Task instructions => Quote exactly the lines spanning from the top of the data below to the line that contains "5.34, 13857, 5.25];", including both.
--- start of Data shown ---
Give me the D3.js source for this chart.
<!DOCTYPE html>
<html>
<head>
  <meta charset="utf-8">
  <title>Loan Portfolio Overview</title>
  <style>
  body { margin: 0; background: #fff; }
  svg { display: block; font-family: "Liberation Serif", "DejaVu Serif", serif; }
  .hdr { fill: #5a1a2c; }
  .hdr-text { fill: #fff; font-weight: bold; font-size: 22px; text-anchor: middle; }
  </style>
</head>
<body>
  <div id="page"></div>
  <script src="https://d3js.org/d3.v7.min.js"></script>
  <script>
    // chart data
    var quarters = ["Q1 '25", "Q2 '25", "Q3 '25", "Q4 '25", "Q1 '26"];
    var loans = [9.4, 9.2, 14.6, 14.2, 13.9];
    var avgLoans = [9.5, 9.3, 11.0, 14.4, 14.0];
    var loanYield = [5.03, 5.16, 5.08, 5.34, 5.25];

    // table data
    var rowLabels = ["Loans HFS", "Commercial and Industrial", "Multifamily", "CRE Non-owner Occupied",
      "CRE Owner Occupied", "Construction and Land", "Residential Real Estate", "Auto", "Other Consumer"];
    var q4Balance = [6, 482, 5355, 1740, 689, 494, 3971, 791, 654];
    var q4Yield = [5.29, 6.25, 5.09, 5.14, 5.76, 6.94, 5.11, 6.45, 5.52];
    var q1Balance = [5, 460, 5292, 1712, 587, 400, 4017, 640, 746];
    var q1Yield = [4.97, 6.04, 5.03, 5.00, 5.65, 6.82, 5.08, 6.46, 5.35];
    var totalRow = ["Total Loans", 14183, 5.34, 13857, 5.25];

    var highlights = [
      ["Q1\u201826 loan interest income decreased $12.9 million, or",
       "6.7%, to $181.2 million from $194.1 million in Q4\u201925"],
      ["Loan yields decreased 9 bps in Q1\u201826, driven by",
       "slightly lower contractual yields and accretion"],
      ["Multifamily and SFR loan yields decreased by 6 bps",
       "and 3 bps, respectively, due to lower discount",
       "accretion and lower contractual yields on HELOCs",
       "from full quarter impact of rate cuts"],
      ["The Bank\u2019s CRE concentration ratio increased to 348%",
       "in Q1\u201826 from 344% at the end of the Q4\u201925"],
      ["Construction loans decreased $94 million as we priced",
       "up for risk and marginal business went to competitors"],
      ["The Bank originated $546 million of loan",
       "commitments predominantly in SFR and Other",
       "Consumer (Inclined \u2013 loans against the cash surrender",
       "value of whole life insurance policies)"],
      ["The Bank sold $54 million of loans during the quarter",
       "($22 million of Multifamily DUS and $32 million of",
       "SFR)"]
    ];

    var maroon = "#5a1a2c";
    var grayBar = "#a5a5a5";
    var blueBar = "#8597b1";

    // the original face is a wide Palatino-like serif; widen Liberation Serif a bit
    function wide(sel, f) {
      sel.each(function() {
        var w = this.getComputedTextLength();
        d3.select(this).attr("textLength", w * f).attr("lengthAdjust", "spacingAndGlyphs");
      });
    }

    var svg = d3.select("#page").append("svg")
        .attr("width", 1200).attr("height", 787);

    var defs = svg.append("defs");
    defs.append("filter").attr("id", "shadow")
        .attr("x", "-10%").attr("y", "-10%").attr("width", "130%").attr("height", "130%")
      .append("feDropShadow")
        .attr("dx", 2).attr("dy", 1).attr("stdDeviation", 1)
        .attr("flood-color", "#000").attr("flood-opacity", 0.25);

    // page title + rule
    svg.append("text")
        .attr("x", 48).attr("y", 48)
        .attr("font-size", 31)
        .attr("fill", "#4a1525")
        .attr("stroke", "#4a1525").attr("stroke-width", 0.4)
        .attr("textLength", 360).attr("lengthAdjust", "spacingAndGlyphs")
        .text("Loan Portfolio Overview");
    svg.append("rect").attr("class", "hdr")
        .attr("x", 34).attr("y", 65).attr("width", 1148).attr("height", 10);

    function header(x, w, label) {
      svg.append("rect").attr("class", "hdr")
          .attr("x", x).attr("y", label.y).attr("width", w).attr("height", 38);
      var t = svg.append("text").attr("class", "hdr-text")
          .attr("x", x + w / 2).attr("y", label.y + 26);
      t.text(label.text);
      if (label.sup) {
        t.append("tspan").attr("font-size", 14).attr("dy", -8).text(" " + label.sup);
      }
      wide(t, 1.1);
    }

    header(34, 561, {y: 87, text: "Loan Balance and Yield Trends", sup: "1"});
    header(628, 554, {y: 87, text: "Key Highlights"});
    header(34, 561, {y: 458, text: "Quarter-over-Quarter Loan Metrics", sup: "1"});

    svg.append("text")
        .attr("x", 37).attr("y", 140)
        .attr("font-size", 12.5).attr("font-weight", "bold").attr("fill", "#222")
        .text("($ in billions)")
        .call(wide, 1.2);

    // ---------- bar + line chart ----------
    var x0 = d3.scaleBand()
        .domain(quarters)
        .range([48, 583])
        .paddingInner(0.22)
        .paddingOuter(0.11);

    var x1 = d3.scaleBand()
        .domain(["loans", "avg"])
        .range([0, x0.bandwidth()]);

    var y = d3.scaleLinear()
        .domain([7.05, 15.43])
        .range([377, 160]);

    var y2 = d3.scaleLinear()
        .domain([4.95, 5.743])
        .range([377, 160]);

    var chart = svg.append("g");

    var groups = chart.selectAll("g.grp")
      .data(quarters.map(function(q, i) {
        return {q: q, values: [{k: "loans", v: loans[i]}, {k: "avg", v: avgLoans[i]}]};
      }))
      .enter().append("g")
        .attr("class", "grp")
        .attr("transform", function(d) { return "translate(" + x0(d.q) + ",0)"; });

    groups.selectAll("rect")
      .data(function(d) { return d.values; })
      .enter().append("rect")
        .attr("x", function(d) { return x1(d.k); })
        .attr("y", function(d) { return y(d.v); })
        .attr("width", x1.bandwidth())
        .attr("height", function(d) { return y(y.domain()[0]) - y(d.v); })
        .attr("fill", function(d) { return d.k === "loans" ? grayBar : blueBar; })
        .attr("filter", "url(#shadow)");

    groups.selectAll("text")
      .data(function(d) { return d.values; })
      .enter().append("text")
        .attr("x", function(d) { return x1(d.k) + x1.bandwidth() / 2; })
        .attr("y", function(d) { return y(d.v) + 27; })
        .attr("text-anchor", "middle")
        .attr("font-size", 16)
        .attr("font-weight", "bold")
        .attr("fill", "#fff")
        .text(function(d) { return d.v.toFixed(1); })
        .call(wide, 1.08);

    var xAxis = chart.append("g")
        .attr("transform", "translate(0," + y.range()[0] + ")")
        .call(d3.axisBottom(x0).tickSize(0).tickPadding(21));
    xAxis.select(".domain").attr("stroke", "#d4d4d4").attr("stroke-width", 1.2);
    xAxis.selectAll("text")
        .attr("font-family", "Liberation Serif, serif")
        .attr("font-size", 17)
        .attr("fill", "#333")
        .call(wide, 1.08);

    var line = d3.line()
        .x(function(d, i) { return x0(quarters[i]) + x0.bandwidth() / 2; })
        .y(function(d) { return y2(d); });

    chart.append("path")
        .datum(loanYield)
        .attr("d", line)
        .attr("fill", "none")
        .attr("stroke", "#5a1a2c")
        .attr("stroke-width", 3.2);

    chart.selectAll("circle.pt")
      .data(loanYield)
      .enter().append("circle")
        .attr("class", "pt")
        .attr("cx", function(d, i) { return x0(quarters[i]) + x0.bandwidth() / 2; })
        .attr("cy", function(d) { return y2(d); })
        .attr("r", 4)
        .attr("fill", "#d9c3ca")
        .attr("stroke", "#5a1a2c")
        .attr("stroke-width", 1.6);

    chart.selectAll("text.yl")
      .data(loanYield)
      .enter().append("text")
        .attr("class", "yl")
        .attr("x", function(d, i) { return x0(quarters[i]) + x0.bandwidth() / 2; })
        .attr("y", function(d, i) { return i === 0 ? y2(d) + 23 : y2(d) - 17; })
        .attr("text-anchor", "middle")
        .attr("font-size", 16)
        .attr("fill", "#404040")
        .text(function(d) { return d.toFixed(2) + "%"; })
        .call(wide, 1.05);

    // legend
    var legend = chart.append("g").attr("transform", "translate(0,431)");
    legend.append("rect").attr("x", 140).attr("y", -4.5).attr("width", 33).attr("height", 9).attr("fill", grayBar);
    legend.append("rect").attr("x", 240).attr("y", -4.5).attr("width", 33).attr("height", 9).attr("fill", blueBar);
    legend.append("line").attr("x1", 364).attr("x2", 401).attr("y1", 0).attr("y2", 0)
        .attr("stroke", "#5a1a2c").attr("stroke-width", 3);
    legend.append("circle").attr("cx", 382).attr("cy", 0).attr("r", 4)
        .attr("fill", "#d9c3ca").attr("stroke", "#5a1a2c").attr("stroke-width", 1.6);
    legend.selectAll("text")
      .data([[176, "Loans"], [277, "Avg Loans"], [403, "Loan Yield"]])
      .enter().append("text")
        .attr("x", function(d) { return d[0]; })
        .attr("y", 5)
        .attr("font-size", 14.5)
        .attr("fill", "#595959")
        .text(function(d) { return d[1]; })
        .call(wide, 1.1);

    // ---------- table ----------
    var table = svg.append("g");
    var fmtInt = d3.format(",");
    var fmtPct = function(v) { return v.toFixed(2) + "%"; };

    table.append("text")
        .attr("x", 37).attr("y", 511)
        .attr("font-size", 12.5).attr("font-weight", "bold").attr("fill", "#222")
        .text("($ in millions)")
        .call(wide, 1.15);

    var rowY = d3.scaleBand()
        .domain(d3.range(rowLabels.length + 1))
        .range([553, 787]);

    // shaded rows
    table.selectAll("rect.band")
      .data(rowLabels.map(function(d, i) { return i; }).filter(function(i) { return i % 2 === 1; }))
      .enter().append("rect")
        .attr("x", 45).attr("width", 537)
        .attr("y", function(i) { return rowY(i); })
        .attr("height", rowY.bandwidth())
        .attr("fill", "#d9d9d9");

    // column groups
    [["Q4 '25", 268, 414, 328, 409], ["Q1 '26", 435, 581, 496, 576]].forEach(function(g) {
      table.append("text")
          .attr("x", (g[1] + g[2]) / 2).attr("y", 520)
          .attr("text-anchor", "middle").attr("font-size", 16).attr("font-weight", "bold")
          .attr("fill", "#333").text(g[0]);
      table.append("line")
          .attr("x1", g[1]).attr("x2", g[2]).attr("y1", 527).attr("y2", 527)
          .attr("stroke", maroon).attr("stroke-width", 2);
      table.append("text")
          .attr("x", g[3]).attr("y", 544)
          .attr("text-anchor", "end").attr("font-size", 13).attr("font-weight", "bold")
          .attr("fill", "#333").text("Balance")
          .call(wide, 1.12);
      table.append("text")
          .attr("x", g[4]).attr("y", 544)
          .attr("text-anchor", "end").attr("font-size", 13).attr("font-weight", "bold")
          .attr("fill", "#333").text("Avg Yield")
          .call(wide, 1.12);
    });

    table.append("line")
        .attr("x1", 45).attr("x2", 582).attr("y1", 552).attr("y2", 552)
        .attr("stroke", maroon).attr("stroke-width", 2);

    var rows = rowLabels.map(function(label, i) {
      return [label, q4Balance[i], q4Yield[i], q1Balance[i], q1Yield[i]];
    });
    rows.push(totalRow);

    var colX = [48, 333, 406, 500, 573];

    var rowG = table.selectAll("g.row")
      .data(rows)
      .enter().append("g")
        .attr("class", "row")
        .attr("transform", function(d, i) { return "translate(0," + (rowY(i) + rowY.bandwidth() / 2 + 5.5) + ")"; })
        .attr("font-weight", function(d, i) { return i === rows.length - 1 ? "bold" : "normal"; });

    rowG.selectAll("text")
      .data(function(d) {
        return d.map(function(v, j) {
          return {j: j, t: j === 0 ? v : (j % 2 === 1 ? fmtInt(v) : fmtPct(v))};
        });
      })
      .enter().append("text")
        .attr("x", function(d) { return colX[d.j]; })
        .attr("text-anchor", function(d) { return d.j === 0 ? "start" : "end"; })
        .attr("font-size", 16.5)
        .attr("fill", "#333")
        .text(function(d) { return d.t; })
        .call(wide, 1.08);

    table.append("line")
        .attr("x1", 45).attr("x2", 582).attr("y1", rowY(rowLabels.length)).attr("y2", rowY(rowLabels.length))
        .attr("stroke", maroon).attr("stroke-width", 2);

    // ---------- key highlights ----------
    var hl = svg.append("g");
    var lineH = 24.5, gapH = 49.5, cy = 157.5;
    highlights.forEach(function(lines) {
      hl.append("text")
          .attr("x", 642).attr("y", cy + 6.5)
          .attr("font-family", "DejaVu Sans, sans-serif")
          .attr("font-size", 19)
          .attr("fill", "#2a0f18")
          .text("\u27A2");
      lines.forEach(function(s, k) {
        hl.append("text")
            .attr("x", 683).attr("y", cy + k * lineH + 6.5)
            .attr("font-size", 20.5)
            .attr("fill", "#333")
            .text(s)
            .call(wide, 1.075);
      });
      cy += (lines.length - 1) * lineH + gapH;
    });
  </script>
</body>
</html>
--- end of Data shown ---
Solution =>
Give me the D3.js source for this chart.
<!DOCTYPE html>
<html>
<head>
  <meta charset="utf-8">
  <title>Loan Portfolio Overview</title>
  <style>
  body { margin: 0; background: #fff; }
  svg { display: block; font-family: "Liberation Serif", "DejaVu Serif", serif; }
  .hdr { fill: #5a1a2c; }
  .hdr-text { fill: #fff; font-weight: bold; font-size: 22px; text-anchor: middle; }
  </style>
</head>
<body>
  <div id="page"></div>
  <script src="https://d3js.org/d3.v7.min.js"></script>
  <script>
    // chart data
    var quarters = ["Q1 '25", "Q2 '25", "Q3 '25", "Q4 '25", "Q1 '26"];
    var loans = [9.4, 9.2, 14.6, 14.2, 13.9];
    var avgLoans = [9.5, 9.3, 11.0, 14.4, 14.0];
    var loanYield = [5.03, 5.16, 5.08, 5.34, 5.25];

    // table data
    var rowLabels = ["Loans HFS", "Commercial and Industrial", "Multifamily", "CRE Non-owner Occupied",
      "CRE Owner Occupied", "Construction and Land", "Residential Real Estate", "Auto", "Other Consumer"];
    var q4Balance = [6, 482, 5355, 1740, 689, 494, 3971, 791, 654];
    var q4Yield = [5.29, 6.25, 5.09, 5.14, 5.76, 6.94, 5.11, 6.45, 5.52];
    var q1Balance = [5, 460, 5292, 1712, 587, 400, 4017, 640, 746];
    var q1Yield = [4.97, 6.04, 5.03, 5.00, 5.65, 6.82, 5.08, 6.46, 5.35];
    var totalRow = ["Total Loans", 14183, 5.34, 13857, 5.25];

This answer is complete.